Fluendo announces Windows Media and MPEG codec support for Linux
Posted Jan 16, 2007 14:34 UTC (Tue) by
gdt (subscriber, #6284)
Parent article:
Fluendo announces Windows Media and MPEG codec support for Linux
I'd be a bit careful. As far as I know Microsoft has never opened a patent pool or otherwise asked for intellectual property assertions for its WMA/WMV formats. So Fluendo's license with only Microsoft for WMA/WMV patents may not be adequate. You'd want an indemnification clause in the contract in case other parties come forward with patent claims against you.
The Microsoft patents have not been tested. It is possible that they will not survive a challenge. So you'd want a clause that if someone challenges the patents then you pay into a trust fund from that moment and your trust monies are returned if the patent is defeated.
Also, you need to be careful about global differences in patent laws and registers.

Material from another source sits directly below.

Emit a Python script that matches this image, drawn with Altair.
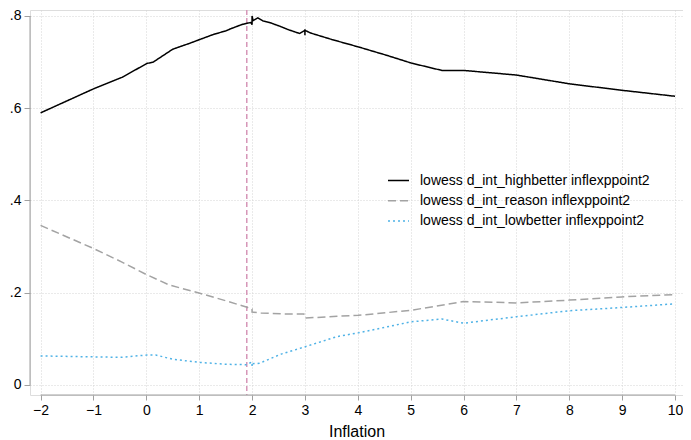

Our EU friends don't have software patents. And the patent register in other countries may differ from that in the USA. In this gloabal scenario you don't want a license for specific patent so much as an license for all patents held by Microsoft that may reasonably by used in creating or using WMA/WMV technologies. But without seeing the license who know what you are buying?
I don't understand why end-users need patent licenses at all. The economic value of the patent can't be much -- Microsoft gives its media playing software away, Fluendo is selling them <$10. So in parts of the world that treat a patent breach as a economic crime you're looking at a fine of $10.
I also don't understand why these are binary. After all you've paid for the patent license. Perhaps MS have licensing terms with a NDA, but MPEG doesn't.
As binary modules which remove a small legal risk for people in the USA the Fluendo offering isn't that attractive. The risk of binary modules stuffing your system is much more than the risk of MS stuffing your system.